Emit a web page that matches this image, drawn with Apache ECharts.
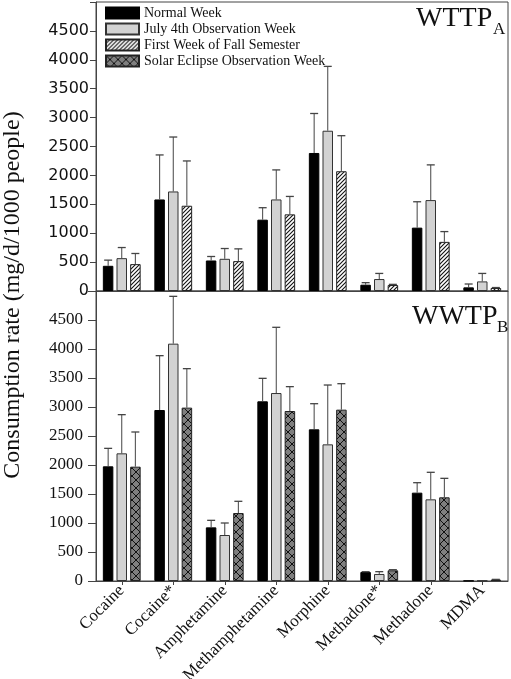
<!DOCTYPE html>
<html>
<head>
<meta charset="utf-8">
<script src="https://cdn.jsdelivr.net/npm/echarts@6/dist/echarts.min.js"></script>
<style>
html,body{margin:0;padding:0;background:#fff;}
#chart{width:511px;height:679px;}
</style>
</head>
<body>
<div id="chart"></div>
<script>
// ---- data ----
const categories = ['Cocaine','Cocaine*','Amphetamine','Methamphetamine','Morphine','Methadone*','Methadone','MDMA'];
const seriesNames = ['Normal Week','July 4th Observation Week','First Week of Fall Semester','Solar Eclipse Observation Week'];
const yTicks = [0,500,1000,1500,2000,2500,3000,3500,4000,4500];

// WTTP_A
const normalA  = [436, 1584, 528, 1234, 2388, 109, 1096, 63];
const normalAsd= [98, 770, 69, 207, 683, 35, 448, 58];
const julyA    = [568, 1722, 557, 1584, 2773, 207, 1573, 166];
const julyAsd  = [184, 942, 178, 511, 1113, 97, 609, 138];
const fallA    = [465, 1475, 517, 1326, 2072, 103, 850, 52];
const fallAsd  = [184, 775, 212, 310, 615, 12, 178, 8];

// WWTP_B
const normalB  = [1977, 2948, 925, 3098, 2615, 155, 1523, 5];
const normalBsd= [310, 937, 121, 396, 442, 5, 172, 0];
const julyB    = [2201, 4092, 793, 3241, 2356, 121, 1408, 5];
const julyBsd  = [667, 816, 207, 1133, 1023, 40, 466, 0];
const eclipseB = [1971, 2989, 1172, 2931, 2954, 184, 1443, 23];
const eclipseBsd=[598, 672, 202, 420, 448, 11, 327, 5];

// ---- patterns ----
function hatchPattern(){
  const c = document.createElement('canvas'); c.width = 4; c.height = 4;
  const g = c.getContext('2d');
  g.fillStyle = '#fff'; g.fillRect(0,0,4,4);
  g.strokeStyle = '#111'; g.lineWidth = 1.1;
  g.beginPath();
  g.moveTo(-1,5); g.lineTo(5,-1);
  g.moveTo(-1,1); g.lineTo(1,-1);
  g.moveTo(3,5); g.lineTo(5,3);
  g.stroke();
  return c;
}
function crossPattern(){
  const c = document.createElement('canvas'); c.width = 8; c.height = 8;
  const g = c.getContext('2d');
  g.fillStyle = '#7f7f7f'; g.fillRect(0,0,8,8);
  g.strokeStyle = '#111'; g.lineWidth = 1;
  g.beginPath();
  g.moveTo(0,0); g.lineTo(8,8);
  g.moveTo(8,0); g.lineTo(0,8);
  g.stroke();
  return c;
}
const hatch = {image: hatchPattern(), repeat: 'repeat'};
const cross = {image: crossPattern(), repeat: 'repeat'};

const styles = [
  {color:'#000', borderColor:'#000', borderWidth:1},
  {color:'#d2d2d2', borderColor:'#333', borderWidth:1},
  {color:hatch, borderColor:'#222', borderWidth:1},
  {color:cross, borderColor:'#222', borderWidth:1}
];

const BAR_W = 10.5;
const STEP = 13.6;

function barSeries(name, data, idx, styleIdx){
  return {
    name: name, type:'bar', xAxisIndex: idx, yAxisIndex: idx,
    data: data, barWidth: BAR_W, barGap: '30%',
    itemStyle: styles[styleIdx], emphasis:{disabled:true},
    silent: true, z: 2
  };
}
function errSeries(vals, sds, idx, pos){
  return {
    type:'custom', name:'err'+idx+'_'+pos, xAxisIndex: idx, yAxisIndex: idx,
    data: vals.map((v,i)=>[i, v, sds[i]]),
    z: 3, silent: true,
    renderItem: function(params, api){
      const v = api.value(1), e = api.value(2);
      const p0 = api.coord([api.value(0), v]);
      const p1 = api.coord([api.value(0), v + e]);
      const cx = p0[0] + pos*STEP;
      if (e <= 0) return null;
      return {type:'group', children:[
        {type:'line', shape:{x1:cx, y1:p0[1], x2:cx, y2:p1[1]}, style:{stroke:'#444', lineWidth:1}},
        {type:'line', shape:{x1:cx-4, y1:p1[1], x2:cx+4, y2:p1[1]}, style:{stroke:'#444', lineWidth:1.3}}
      ]};
    }
  };
}

function yAxis(idx, fontFamily, fontSize, tickLen, margin){
  return {
    type:'value', gridIndex: idx, min:0, max:5000, interval:500,
    axisLine:{show:true, lineStyle:{color:'#444', width:1}},
    axisTick:{show:true, length:tickLen, lineStyle:{color:'#444'}},
    splitLine:{show:false},
    axisLabel:{
      color:'#111', fontFamily: fontFamily, fontSize: fontSize, margin: margin,
      formatter: v => (yTicks.indexOf(v) >= 0 ? String(v) : '')
    }
  };
}

const chart = echarts.init(document.getElementById('chart'), null, {renderer:'canvas'});
chart.setOption({
  backgroundColor:'#fff',
  animation:false,
  grid:[
    {left:96, top:2, width:412, height:289, show:true, borderColor:'#444', borderWidth:1, backgroundColor:'transparent', containLabel:false, outerBoundsMode:'none'},
    {left:96, top:291, width:412, height:290, show:true, borderColor:'#444', borderWidth:1, backgroundColor:'transparent', containLabel:false, outerBoundsMode:'none'}
  ],
  xAxis:[
    {type:'category', gridIndex:0, data:categories,
     axisLine:{show:true, lineStyle:{color:'#444'}}, axisTick:{show:false}, axisLabel:{show:false}},
    {type:'category', gridIndex:1, data:categories,
     axisLine:{show:true, lineStyle:{color:'#444'}},
     axisTick:{show:true, alignWithLabel:true, length:4, lineStyle:{color:'#444'}},
     axisLabel:{show:true, interval:0, rotate:45, margin:7, color:'#111', fontFamily:'Liberation Serif', fontSize:17}}
  ],
  yAxis:[
    yAxis(0, 'DejaVu Sans', 16, 6, 7),
    yAxis(1, 'Liberation Serif', 17, 8, 13)
  ],
  legend:{
    data: seriesNames, orient:'vertical', left:100, top:1,
    itemWidth:33, itemHeight:11, itemGap:2, icon:'rect',
    textStyle:{fontFamily:'Liberation Serif', fontSize:14, color:'#111'},
    selectedMode:false
  },
  graphic:[
    {type:'text', left:416, top:5, style:{text:'WTTP', font:'28px "Liberation Serif"', fill:'#111'}},
    {type:'text', left:493, top:21, style:{text:'A', font:'17px "Liberation Serif"', fill:'#111'}},
    {type:'text', left:412, top:303, style:{text:'WWTP', font:'28px "Liberation Serif"', fill:'#111'}},
    {type:'text', left:497, top:319, style:{text:'B', font:'17px "Liberation Serif"', fill:'#111'}},
    {type:'text', x:13, y:295, rotation:Math.PI/2,
     style:{text:'Consumption rate (mg/d/1000 people)', font:'24px "Liberation Serif"', fill:'#111', align:'center', verticalAlign:'middle'}}
  ],
  series:[
    barSeries(seriesNames[0], normalA, 0, 0),
    barSeries(seriesNames[1], julyA, 0, 1),
    barSeries(seriesNames[2], fallA, 0, 2),
    barSeries(seriesNames[0], normalB, 1, 0),
    barSeries(seriesNames[1], julyB, 1, 1),
    barSeries(seriesNames[3], eclipseB, 1, 3),
    errSeries(normalA, normalAsd, 0, -1),
    errSeries(julyA, julyAsd, 0, 0),
    errSeries(fallA, fallAsd, 0, 1),
    errSeries(normalB, normalBsd, 1, -1),
    errSeries(julyB, julyBsd, 1, 0),
    errSeries(eclipseB, eclipseBsd, 1, 1)
  ]
});
</script>
</body>
</html>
----
▸ Written problem:
Reproduce the listing exactly. Leave its pictures out.

▸ Answer for this exercise:
Emit a web page that matches this image, drawn with Apache ECharts.
<!DOCTYPE html>
<html>
<head>
<meta charset="utf-8">
<script src="https://cdn.jsdelivr.net/npm/echarts@6/dist/echarts.min.js"></script>
<style>
html,body{margin:0;padding:0;background:#fff;}
#chart{width:511px;height:679px;}
</style>
</head>
<body>
<div id="chart"></div>
<script>
// ---- data ----
const categories = ['Cocaine','Cocaine*','Amphetamine','Methamphetamine','Morphine','Methadone*','Methadone','MDMA'];
const seriesNames = ['Normal Week','July 4th Observation Week','First Week of Fall Semester','Solar Eclipse Observation Week'];
const yTicks = [0,500,1000,1500,2000,2500,3000,3500,4000,4500];

// WTTP_A
const normalA  = [436, 1584, 528, 1234, 2388, 109, 1096, 63];
const normalAsd= [98, 770, 69, 207, 683, 35, 448, 58];
const julyA    = [568, 1722, 557, 1584, 2773, 207, 1573, 166];
const julyAsd  = [184, 942, 178, 511, 1113, 97, 609, 138];
const fallA    = [465, 1475, 517, 1326, 2072, 103, 850, 52];
const fallAsd  = [184, 775, 212, 310, 615, 12, 178, 8];

// WWTP_B
const normalB  = [1977, 2948, 925, 3098, 2615, 155, 1523, 5];
const normalBsd= [310, 937, 121, 396, 442, 5, 172, 0];
const julyB    = [2201, 4092, 793, 3241, 2356, 121, 1408, 5];
const julyBsd  = [667, 816, 207, 1133, 1023, 40, 466, 0];
const eclipseB = [1971, 2989, 1172, 2931, 2954, 184, 1443, 23];
const eclipseBsd=[598, 672, 202, 420, 448, 11, 327, 5];

// ---- patterns ----
function hatchPattern(){
  const c = document.createElement('canvas'); c.width = 4; c.height = 4;
  const g = c.getContext('2d');
  g.fillStyle = '#fff'; g.fillRect(0,0,4,4);
  g.strokeStyle = '#111'; g.lineWidth = 1.1;
  g.beginPath();
  g.moveTo(-1,5); g.lineTo(5,-1);
  g.moveTo(-1,1); g.lineTo(1,-1);
  g.moveTo(3,5); g.lineTo(5,3);
  g.stroke();
  return c;
}
function crossPattern(){
  const c = document.createElement('canvas'); c.width = 8; c.height = 8;
  const g = c.getContext('2d');
  g.fillStyle = '#7f7f7f'; g.fillRect(0,0,8,8);
  g.strokeStyle = '#111'; g.lineWidth = 1;
  g.beginPath();
  g.moveTo(0,0); g.lineTo(8,8);
  g.moveTo(8,0); g.lineTo(0,8);
  g.stroke();
  return c;
}
const hatch = {image: hatchPattern(), repeat: 'repeat'};
const cross = {image: crossPattern(), repeat: 'repeat'};

const styles = [
  {color:'#000', borderColor:'#000', borderWidth:1},
  {color:'#d2d2d2', borderColor:'#333', borderWidth:1},
  {color:hatch, borderColor:'#222', borderWidth:1},
  {color:cross, borderColor:'#222', borderWidth:1}
];

const BAR_W = 10.5;
const STEP = 13.6;

function barSeries(name, data, idx, styleIdx){
  return {
    name: name, type:'bar', xAxisIndex: idx, yAxisIndex: idx,
    data: data, barWidth: BAR_W, barGap: '30%',
    itemStyle: styles[styleIdx], emphasis:{disabled:true},
    silent: true, z: 2
  };
}
function errSeries(vals, sds, idx, pos){
  return {
    type:'custom', name:'err'+idx+'_'+pos, xAxisIndex: idx, yAxisIndex: idx,
    data: vals.map((v,i)=>[i, v, sds[i]]),
    z: 3, silent: true,
    renderItem: function(params, api){
      const v = api.value(1), e = api.value(2);
      const p0 = api.coord([api.value(0), v]);
      const p1 = api.coord([api.value(0), v + e]);
      const cx = p0[0] + pos*STEP;
      if (e <= 0) return null;
      return {type:'group', children:[
        {type:'line', shape:{x1:cx, y1:p0[1], x2:cx, y2:p1[1]}, style:{stroke:'#444', lineWidth:1}},
        {type:'line', shape:{x1:cx-4, y1:p1[1], x2:cx+4, y2:p1[1]}, style:{stroke:'#444', lineWidth:1.3}}
      ]};
    }
  };
}

function yAxis(idx, fontFamily, fontSize, tickLen, margin){
  return {
    type:'value', gridIndex: idx, min:0, max:5000, interval:500,
    axisLine:{show:true, lineStyle:{color:'#444', width:1}},
    axisTick:{show:true, length:tickLen, lineStyle:{color:'#444'}},
    splitLine:{show:false},
    axisLabel:{
      color:'#111', fontFamily: fontFamily, fontSize: fontSize, margin: margin,
      formatter: v => (yTicks.indexOf(v) >= 0 ? String(v) : '')
    }
  };
}

const chart = echarts.init(document.getElementById('chart'), null, {renderer:'canvas'});
chart.setOption({
  backgroundColor:'#fff',
  animation:false,
  grid:[
    {left:96, top:2, width:412, height:289, show:true, borderColor:'#444', borderWidth:1, backgroundColor:'transparent', containLabel:false, outerBoundsMode:'none'},
    {left:96, top:291, width:412, height:290, show:true, borderColor:'#444', borderWidth:1, backgroundColor:'transparent', containLabel:false, outerBoundsMode:'none'}
  ],
  xAxis:[
    {type:'category', gridIndex:0, data:categories,
     axisLine:{show:true, lineStyle:{color:'#444'}}, axisTick:{show:false}, axisLabel:{show:false}},
    {type:'category', gridIndex:1, data:categories,
     axisLine:{show:true, lineStyle:{color:'#444'}},
     axisTick:{show:true, alignWithLabel:true, length:4, lineStyle:{color:'#444'}},
     axisLabel:{show:true, interval:0, rotate:45, margin:7, color:'#111', fontFamily:'Liberation Serif', fontSize:17}}
  ],
  yAxis:[
    yAxis(0, 'DejaVu Sans', 16, 6, 7),
    yAxis(1, 'Liberation Serif', 17, 8, 13)
  ],
  legend:{
    data: seriesNames, orient:'vertical', left:100, top:1,
    itemWidth:33, itemHeight:11, itemGap:2, icon:'rect',
    textStyle:{fontFamily:'Liberation Serif', fontSize:14, color:'#111'},
    selectedMode:false
  },
  graphic:[
    {type:'text', left:416, top:5, style:{text:'WTTP', font:'28px "Liberation Serif"', fill:'#111'}},
    {type:'text', left:493, top:21, style:{text:'A', font:'17px "Liberation Serif"', fill:'#111'}},
    {type:'text', left:412, top:303, style:{text:'WWTP', font:'28px "Liberation Serif"', fill:'#111'}},
    {type:'text', left:497, top:319, style:{text:'B', font:'17px "Liberation Serif"', fill:'#111'}},
    {type:'text', x:13, y:295, rotation:Math.PI/2,
     style:{text:'Consumption rate (mg/d/1000 people)', font:'24px "Liberation Serif"', fill:'#111', align:'center', verticalAlign:'middle'}}
  ],
  series:[
    barSeries(seriesNames[0], normalA, 0, 0),
    barSeries(seriesNames[1], julyA, 0, 1),
    barSeries(seriesNames[2], fallA, 0, 2),
    barSeries(seriesNames[0], normalB, 1, 0),
    barSeries(seriesNames[1], julyB, 1, 1),
    barSeries(seriesNames[3], eclipseB, 1, 3),
    errSeries(normalA, normalAsd, 0, -1),
    errSeries(julyA, julyAsd, 0, 0),
    errSeries(fallA, fallAsd, 0, 1),
    errSeries(normalB, normalBsd, 1, -1),
    errSeries(julyB, julyBsd, 1, 0),
    errSeries(eclipseB, eclipseBsd, 1, 1)
  ]
});
</script>
</body>
</html>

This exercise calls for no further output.